→ **LISTED RECORDS**
####

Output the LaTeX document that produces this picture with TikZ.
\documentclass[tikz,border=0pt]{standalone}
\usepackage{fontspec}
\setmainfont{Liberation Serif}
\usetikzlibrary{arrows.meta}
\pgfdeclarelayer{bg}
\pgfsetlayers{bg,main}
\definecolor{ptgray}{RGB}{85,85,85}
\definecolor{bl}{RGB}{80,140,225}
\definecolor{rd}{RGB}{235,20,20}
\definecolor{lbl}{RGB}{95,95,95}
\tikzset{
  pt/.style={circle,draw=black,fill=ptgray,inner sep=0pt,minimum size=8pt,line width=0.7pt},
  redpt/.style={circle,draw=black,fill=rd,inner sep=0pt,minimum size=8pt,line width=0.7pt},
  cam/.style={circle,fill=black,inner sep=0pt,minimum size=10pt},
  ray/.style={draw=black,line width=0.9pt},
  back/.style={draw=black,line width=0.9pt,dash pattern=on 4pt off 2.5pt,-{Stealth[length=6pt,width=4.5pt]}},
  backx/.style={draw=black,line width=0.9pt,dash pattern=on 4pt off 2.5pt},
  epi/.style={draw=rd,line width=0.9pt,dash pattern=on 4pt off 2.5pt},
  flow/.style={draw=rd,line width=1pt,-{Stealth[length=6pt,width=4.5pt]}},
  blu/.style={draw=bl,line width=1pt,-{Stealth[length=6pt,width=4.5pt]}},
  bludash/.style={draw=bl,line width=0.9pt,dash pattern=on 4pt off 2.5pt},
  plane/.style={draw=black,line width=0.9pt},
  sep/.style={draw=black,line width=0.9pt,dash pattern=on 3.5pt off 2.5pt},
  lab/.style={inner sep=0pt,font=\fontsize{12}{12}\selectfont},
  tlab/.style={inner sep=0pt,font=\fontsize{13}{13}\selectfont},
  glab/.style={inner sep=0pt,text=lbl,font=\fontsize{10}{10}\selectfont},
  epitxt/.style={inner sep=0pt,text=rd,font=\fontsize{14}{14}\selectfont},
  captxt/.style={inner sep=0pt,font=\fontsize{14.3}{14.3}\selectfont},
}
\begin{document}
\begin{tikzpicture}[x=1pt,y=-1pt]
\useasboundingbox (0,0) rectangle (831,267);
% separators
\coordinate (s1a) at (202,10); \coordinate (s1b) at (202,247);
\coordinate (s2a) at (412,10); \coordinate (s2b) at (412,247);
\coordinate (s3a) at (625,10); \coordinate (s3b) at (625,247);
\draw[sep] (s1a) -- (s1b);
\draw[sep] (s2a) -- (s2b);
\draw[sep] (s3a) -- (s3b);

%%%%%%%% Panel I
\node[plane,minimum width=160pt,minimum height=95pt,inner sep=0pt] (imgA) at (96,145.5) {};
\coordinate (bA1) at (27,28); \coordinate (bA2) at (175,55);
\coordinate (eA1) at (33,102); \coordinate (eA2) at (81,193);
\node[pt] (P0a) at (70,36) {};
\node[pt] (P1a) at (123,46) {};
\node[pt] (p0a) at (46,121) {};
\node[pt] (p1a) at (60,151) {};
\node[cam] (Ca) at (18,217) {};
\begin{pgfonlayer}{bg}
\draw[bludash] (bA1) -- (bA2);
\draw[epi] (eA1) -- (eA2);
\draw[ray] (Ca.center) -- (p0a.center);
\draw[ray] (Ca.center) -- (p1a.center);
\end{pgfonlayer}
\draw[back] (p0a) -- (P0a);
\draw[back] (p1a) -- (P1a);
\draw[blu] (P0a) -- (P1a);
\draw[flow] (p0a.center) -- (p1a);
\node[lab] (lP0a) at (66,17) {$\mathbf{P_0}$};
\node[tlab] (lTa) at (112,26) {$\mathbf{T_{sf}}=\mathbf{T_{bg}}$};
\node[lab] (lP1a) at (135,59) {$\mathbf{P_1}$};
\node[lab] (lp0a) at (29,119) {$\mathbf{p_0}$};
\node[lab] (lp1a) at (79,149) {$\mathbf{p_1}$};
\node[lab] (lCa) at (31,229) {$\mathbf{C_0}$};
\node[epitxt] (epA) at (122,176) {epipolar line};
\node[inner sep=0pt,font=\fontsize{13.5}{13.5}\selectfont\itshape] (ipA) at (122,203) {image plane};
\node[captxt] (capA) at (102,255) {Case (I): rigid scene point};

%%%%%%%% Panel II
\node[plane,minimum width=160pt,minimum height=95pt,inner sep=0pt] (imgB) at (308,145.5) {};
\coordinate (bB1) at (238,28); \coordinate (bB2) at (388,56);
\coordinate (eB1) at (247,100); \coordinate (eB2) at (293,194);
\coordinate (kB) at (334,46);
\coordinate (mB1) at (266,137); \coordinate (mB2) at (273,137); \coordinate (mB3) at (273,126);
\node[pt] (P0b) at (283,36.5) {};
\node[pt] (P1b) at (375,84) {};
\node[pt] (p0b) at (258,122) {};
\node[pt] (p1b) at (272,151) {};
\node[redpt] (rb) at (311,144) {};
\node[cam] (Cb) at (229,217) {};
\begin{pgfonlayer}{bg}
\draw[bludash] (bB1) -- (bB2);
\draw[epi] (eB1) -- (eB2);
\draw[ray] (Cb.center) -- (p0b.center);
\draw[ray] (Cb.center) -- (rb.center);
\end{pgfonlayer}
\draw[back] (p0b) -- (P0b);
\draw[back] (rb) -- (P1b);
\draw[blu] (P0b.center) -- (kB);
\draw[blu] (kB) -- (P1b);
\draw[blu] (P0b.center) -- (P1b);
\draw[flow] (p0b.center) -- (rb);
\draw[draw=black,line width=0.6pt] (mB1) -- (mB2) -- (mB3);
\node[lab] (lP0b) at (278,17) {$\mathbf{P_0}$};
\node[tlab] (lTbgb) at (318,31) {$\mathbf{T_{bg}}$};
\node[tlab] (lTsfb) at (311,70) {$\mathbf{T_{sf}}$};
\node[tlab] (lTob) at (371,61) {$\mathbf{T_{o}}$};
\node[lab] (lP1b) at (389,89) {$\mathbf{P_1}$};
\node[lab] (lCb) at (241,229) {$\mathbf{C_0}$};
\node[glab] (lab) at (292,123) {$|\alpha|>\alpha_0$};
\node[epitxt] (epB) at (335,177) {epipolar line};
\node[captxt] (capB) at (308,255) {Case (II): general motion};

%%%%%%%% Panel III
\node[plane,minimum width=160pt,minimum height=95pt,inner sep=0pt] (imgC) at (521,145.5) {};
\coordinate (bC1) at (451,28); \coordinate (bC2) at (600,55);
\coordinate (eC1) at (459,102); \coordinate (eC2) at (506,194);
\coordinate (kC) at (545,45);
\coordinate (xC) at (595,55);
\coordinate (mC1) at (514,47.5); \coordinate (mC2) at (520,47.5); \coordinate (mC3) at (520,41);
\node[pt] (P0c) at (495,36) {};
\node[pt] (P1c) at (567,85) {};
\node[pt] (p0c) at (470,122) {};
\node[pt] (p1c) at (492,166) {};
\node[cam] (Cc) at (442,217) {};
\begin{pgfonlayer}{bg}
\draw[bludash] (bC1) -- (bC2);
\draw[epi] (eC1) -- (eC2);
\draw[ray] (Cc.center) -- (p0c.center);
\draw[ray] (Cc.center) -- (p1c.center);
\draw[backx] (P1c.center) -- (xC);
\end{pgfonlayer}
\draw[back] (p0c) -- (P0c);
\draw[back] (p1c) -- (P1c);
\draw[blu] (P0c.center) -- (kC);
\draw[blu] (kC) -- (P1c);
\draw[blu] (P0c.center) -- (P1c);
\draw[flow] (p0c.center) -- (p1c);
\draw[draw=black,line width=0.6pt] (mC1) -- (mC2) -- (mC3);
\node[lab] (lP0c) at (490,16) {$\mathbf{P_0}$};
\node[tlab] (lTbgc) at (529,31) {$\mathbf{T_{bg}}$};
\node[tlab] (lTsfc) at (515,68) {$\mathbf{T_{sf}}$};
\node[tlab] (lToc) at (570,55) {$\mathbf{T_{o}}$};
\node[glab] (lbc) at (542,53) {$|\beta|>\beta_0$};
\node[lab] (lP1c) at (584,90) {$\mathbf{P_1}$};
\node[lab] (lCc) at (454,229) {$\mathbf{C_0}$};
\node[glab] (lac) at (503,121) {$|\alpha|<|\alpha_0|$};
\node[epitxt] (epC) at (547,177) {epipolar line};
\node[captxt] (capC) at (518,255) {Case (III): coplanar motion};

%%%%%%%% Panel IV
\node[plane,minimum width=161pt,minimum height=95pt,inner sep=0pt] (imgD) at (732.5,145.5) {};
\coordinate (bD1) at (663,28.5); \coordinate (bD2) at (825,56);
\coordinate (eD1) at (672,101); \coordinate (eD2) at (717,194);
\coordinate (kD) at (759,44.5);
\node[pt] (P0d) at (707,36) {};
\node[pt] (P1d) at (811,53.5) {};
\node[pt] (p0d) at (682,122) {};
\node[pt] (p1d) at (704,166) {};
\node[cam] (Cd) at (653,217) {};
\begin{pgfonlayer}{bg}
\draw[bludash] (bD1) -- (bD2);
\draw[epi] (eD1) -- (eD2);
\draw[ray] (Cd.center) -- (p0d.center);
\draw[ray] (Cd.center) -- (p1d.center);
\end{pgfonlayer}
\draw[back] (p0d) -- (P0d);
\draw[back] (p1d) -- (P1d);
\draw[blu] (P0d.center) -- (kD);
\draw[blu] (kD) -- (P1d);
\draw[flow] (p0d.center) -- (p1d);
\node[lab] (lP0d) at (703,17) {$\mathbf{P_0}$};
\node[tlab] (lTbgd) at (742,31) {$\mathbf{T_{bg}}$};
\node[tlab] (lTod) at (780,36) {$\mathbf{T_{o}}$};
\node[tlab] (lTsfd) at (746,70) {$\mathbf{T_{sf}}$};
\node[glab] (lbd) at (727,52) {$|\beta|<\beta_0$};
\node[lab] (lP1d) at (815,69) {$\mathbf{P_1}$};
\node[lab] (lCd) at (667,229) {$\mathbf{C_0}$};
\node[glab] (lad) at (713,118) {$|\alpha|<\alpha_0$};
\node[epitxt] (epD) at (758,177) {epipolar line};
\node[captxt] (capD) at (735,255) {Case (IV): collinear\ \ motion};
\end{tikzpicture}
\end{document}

####

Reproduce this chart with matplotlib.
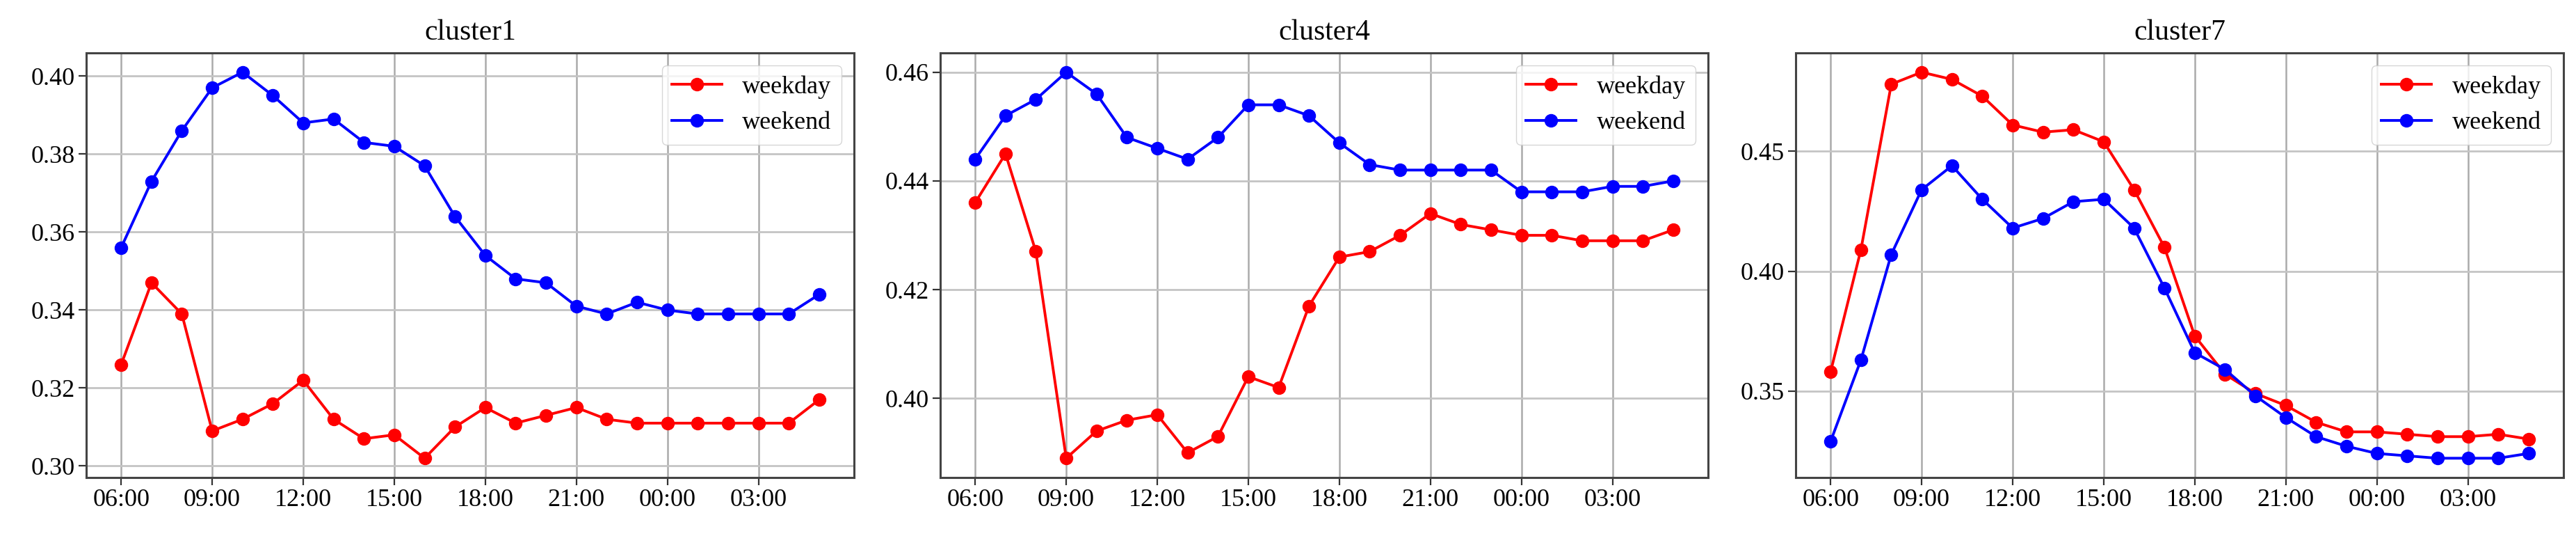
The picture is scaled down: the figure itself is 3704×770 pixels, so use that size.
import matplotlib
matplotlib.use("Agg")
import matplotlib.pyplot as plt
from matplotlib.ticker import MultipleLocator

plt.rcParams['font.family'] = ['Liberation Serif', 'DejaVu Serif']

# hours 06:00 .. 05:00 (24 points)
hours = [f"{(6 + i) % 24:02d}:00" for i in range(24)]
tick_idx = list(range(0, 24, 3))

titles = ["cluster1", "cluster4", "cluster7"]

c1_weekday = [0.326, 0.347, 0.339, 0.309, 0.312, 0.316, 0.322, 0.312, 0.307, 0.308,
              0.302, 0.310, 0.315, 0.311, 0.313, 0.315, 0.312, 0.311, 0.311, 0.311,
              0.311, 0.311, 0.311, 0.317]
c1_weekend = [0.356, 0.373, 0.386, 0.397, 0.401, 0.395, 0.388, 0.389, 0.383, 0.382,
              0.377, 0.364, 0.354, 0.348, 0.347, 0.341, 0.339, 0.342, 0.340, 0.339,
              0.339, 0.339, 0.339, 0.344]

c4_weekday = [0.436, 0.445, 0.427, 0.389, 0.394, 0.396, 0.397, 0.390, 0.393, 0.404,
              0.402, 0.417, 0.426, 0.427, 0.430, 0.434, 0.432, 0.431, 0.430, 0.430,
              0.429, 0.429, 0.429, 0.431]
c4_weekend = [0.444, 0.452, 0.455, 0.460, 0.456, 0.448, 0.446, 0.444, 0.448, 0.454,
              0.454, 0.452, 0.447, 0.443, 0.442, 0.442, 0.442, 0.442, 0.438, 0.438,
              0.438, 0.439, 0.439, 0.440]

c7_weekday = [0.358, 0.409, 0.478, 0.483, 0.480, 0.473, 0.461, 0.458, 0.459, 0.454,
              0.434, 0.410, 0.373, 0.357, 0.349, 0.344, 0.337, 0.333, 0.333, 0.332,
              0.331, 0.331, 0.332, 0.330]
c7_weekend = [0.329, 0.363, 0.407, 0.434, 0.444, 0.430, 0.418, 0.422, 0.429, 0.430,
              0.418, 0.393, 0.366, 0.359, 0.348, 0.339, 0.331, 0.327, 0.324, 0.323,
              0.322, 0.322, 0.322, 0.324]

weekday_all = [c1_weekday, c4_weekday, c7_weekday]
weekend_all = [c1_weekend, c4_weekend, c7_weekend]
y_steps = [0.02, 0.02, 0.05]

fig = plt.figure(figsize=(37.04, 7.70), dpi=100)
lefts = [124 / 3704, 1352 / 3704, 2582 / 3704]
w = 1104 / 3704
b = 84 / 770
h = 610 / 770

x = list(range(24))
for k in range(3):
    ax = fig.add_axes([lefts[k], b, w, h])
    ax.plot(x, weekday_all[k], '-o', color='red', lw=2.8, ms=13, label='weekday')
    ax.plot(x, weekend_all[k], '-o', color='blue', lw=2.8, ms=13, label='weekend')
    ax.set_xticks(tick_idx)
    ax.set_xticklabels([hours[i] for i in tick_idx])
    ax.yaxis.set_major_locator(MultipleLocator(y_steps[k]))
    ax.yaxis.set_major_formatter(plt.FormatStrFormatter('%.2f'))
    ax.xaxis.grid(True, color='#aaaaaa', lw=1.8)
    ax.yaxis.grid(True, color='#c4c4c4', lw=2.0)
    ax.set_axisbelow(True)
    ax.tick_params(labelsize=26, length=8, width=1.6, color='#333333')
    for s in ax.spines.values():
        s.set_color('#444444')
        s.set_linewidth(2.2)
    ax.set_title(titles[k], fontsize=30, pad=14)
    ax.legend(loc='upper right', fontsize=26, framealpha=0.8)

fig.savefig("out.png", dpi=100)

####

→ **TASK OBJECTIVE**
Find the word "with" in the entries above and gather every line that holds it.

→ **SOLUTION FOR THIS EXERCISE**
Output the LaTeX document that produces this picture with TikZ.
Reproduce this chart with matplotlib.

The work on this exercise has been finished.